Varanasi is one of the oldest cities in the world.
One can go from absolute chaos to ultimate tranquility within walking distance of each other – you either love it or hate it – Varanasi or Banares, as the locals call the city.
At the ungodly hour of 5.30am, join the throngs of people making their way to the ghats, with a carnival type atmosphere, where all the stalls are selling a huge array of offerings for specific rituals, stirring hymns and mantras also pierce the morning calm, with fragrance of incense filling the air, and as the sun rises, it radiates a mystic glow through the mist, on the sacred waters of the Ganges.

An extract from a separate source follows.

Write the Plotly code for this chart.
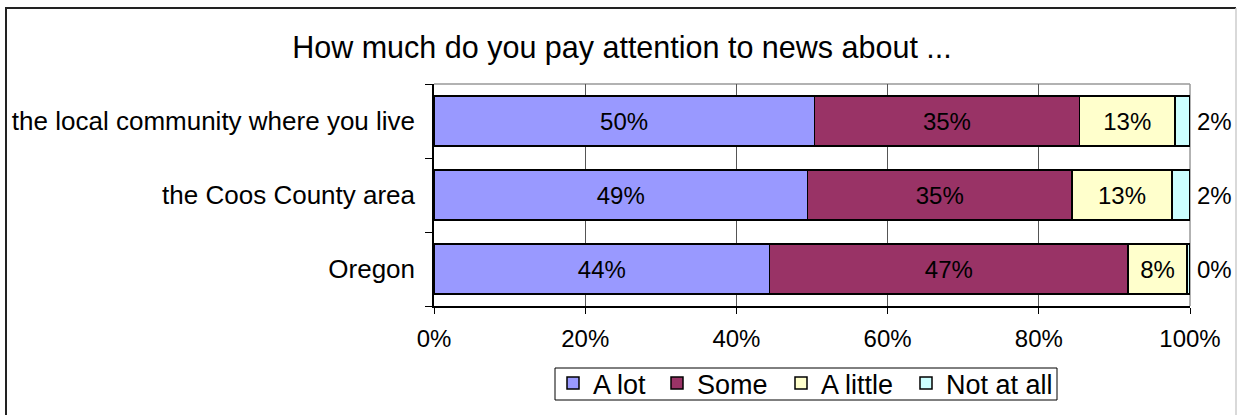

Haga Sadhus (holy men) are ever present, while reciting prayers and mantras families consult the Pandas (priests) for guidance, who sit under palm leaf umbrellas, – the ghats at Varanasi, where you’ll mingle with every religion and nationality, all there, to witness or take part in the daily rituals.
At Varanasi both life and death are a celebration, where traditions are revered and saints are still mystical.
The Ganges – river of salvation – a crossing place between the physical and the spiritual worlds, where the most intimate rituals of life and death take place in public.
At sunset, thousands of candles are set afloat upon the Ganges in obeisance to celebrate the waters as the evening aarti or offering takes place.